### Data:

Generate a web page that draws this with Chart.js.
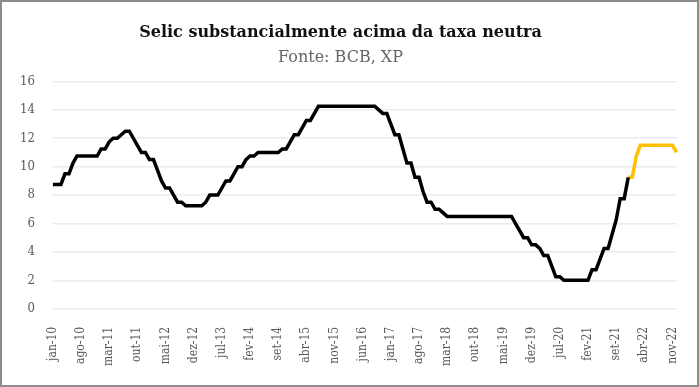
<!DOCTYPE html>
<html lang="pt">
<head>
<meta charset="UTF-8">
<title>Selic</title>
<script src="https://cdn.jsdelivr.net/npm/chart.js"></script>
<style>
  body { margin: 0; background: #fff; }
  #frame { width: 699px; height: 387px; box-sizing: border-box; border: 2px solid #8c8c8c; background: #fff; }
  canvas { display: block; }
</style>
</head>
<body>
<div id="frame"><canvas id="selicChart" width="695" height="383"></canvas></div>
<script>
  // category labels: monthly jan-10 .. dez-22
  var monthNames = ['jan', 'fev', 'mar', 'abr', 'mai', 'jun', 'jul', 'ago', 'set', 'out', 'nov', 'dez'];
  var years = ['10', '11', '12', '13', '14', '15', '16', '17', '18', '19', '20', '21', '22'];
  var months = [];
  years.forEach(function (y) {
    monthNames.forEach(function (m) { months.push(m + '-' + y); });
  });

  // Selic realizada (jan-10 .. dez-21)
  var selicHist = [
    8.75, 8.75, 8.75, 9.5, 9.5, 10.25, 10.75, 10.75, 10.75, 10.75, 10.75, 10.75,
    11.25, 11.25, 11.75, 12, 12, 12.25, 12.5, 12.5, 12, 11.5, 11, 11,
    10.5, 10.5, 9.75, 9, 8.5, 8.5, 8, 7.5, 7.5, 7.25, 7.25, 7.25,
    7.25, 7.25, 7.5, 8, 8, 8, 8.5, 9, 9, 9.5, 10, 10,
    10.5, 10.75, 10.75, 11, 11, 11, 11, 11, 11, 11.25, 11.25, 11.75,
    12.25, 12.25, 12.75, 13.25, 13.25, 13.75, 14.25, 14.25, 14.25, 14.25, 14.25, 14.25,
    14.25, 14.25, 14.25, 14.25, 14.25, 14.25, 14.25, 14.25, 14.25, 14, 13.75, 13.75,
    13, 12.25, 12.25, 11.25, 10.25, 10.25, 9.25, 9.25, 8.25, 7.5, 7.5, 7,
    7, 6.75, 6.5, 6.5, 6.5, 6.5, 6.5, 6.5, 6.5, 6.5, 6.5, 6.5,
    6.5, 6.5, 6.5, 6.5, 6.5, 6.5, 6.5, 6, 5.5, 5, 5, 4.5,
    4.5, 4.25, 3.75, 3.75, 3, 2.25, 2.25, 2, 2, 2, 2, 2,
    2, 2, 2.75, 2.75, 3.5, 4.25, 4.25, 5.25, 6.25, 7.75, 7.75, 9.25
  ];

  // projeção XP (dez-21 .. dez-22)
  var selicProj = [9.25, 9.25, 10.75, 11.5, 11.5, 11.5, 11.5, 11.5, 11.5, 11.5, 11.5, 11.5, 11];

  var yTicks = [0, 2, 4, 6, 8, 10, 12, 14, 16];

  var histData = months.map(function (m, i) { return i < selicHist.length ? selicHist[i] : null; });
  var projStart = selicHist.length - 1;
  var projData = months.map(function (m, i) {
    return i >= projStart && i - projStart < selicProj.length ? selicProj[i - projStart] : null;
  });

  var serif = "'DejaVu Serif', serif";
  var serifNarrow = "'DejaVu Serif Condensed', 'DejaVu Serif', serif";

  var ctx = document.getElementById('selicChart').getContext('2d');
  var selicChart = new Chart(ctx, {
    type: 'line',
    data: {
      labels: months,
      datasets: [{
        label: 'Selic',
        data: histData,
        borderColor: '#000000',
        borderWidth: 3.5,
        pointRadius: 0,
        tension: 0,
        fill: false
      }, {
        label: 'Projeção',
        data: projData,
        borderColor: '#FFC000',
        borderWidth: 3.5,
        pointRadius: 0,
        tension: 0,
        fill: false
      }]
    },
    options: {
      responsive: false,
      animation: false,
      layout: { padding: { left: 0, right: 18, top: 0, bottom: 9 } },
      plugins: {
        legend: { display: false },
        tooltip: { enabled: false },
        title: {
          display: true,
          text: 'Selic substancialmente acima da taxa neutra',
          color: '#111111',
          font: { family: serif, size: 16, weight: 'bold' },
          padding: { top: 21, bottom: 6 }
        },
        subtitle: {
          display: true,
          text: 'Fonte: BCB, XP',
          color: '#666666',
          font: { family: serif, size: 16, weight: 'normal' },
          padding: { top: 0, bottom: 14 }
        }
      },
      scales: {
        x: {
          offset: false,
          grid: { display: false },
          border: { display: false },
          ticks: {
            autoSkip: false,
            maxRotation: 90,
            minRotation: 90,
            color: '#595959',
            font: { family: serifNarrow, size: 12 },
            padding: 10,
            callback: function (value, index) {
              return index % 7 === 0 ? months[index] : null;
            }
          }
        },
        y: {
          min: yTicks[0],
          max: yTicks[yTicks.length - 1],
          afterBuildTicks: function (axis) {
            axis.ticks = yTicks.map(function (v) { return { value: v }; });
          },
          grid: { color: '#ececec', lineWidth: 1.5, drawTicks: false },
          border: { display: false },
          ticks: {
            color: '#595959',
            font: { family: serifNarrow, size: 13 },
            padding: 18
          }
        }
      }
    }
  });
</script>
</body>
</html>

### Goal of the exercise:
Every line above should be returned word for word, with the pictures left behind.

### Correct output:
Generate a web page that draws this with Chart.js.
<!DOCTYPE html>
<html lang="pt">
<head>
<meta charset="UTF-8">
<title>Selic</title>
<script src="https://cdn.jsdelivr.net/npm/chart.js"></script>
<style>
  body { margin: 0; background: #fff; }
  #frame { width: 699px; height: 387px; box-sizing: border-box; border: 2px solid #8c8c8c; background: #fff; }
  canvas { display: block; }
</style>
</head>
<body>
<div id="frame"><canvas id="selicChart" width="695" height="383"></canvas></div>
<script>
  // category labels: monthly jan-10 .. dez-22
  var monthNames = ['jan', 'fev', 'mar', 'abr', 'mai', 'jun', 'jul', 'ago', 'set', 'out', 'nov', 'dez'];
  var years = ['10', '11', '12', '13', '14', '15', '16', '17', '18', '19', '20', '21', '22'];
  var months = [];
  years.forEach(function (y) {
    monthNames.forEach(function (m) { months.push(m + '-' + y); });
  });

  // Selic realizada (jan-10 .. dez-21)
  var selicHist = [
    8.75, 8.75, 8.75, 9.5, 9.5, 10.25, 10.75, 10.75, 10.75, 10.75, 10.75, 10.75,
    11.25, 11.25, 11.75, 12, 12, 12.25, 12.5, 12.5, 12, 11.5, 11, 11,
    10.5, 10.5, 9.75, 9, 8.5, 8.5, 8, 7.5, 7.5, 7.25, 7.25, 7.25,
    7.25, 7.25, 7.5, 8, 8, 8, 8.5, 9, 9, 9.5, 10, 10,
    10.5, 10.75, 10.75, 11, 11, 11, 11, 11, 11, 11.25, 11.25, 11.75,
    12.25, 12.25, 12.75, 13.25, 13.25, 13.75, 14.25, 14.25, 14.25, 14.25, 14.25, 14.25,
    14.25, 14.25, 14.25, 14.25, 14.25, 14.25, 14.25, 14.25, 14.25, 14, 13.75, 13.75,
    13, 12.25, 12.25, 11.25, 10.25, 10.25, 9.25, 9.25, 8.25, 7.5, 7.5, 7,
    7, 6.75, 6.5, 6.5, 6.5, 6.5, 6.5, 6.5, 6.5, 6.5, 6.5, 6.5,
    6.5, 6.5, 6.5, 6.5, 6.5, 6.5, 6.5, 6, 5.5, 5, 5, 4.5,
    4.5, 4.25, 3.75, 3.75, 3, 2.25, 2.25, 2, 2, 2, 2, 2,
    2, 2, 2.75, 2.75, 3.5, 4.25, 4.25, 5.25, 6.25, 7.75, 7.75, 9.25
  ];

  // projeção XP (dez-21 .. dez-22)
  var selicProj = [9.25, 9.25, 10.75, 11.5, 11.5, 11.5, 11.5, 11.5, 11.5, 11.5, 11.5, 11.5, 11];

  var yTicks = [0, 2, 4, 6, 8, 10, 12, 14, 16];

  var histData = months.map(function (m, i) { return i < selicHist.length ? selicHist[i] : null; });
  var projStart = selicHist.length - 1;
  var projData = months.map(function (m, i) {
    return i >= projStart && i - projStart < selicProj.length ? selicProj[i - projStart] : null;
  });

  var serif = "'DejaVu Serif', serif";
  var serifNarrow = "'DejaVu Serif Condensed', 'DejaVu Serif', serif";

  var ctx = document.getElementById('selicChart').getContext('2d');
  var selicChart = new Chart(ctx, {
    type: 'line',
    data: {
      labels: months,
      datasets: [{
        label: 'Selic',
        data: histData,
        borderColor: '#000000',
        borderWidth: 3.5,
        pointRadius: 0,
        tension: 0,
        fill: false
      }, {
        label: 'Projeção',
        data: projData,
        borderColor: '#FFC000',
        borderWidth: 3.5,
        pointRadius: 0,
        tension: 0,
        fill: false
      }]
    },
    options: {
      responsive: false,
      animation: false,
      layout: { padding: { left: 0, right: 18, top: 0, bottom: 9 } },
      plugins: {
        legend: { display: false },
        tooltip: { enabled: false },
        title: {
          display: true,
          text: 'Selic substancialmente acima da taxa neutra',
          color: '#111111',
          font: { family: serif, size: 16, weight: 'bold' },
          padding: { top: 21, bottom: 6 }
        },
        subtitle: {
          display: true,
          text: 'Fonte: BCB, XP',
          color: '#666666',
          font: { family: serif, size: 16, weight: 'normal' },
          padding: { top: 0, bottom: 14 }
        }
      },
      scales: {
        x: {
          offset: false,
          grid: { display: false },
          border: { display: false },
          ticks: {
            autoSkip: false,
            maxRotation: 90,
            minRotation: 90,
            color: '#595959',
            font: { family: serifNarrow, size: 12 },
            padding: 10,
            callback: function (value, index) {
              return index % 7 === 0 ? months[index] : null;
            }
          }
        },
        y: {
          min: yTicks[0],
          max: yTicks[yTicks.length - 1],
          afterBuildTicks: function (axis) {
            axis.ticks = yTicks.map(function (v) { return { value: v }; });
          },
          grid: { color: '#ececec', lineWidth: 1.5, drawTicks: false },
          border: { display: false },
          ticks: {
            color: '#595959',
            font: { family: serifNarrow, size: 13 },
            padding: 18
          }
        }
      }
    }
  });
</script>
</body>
</html>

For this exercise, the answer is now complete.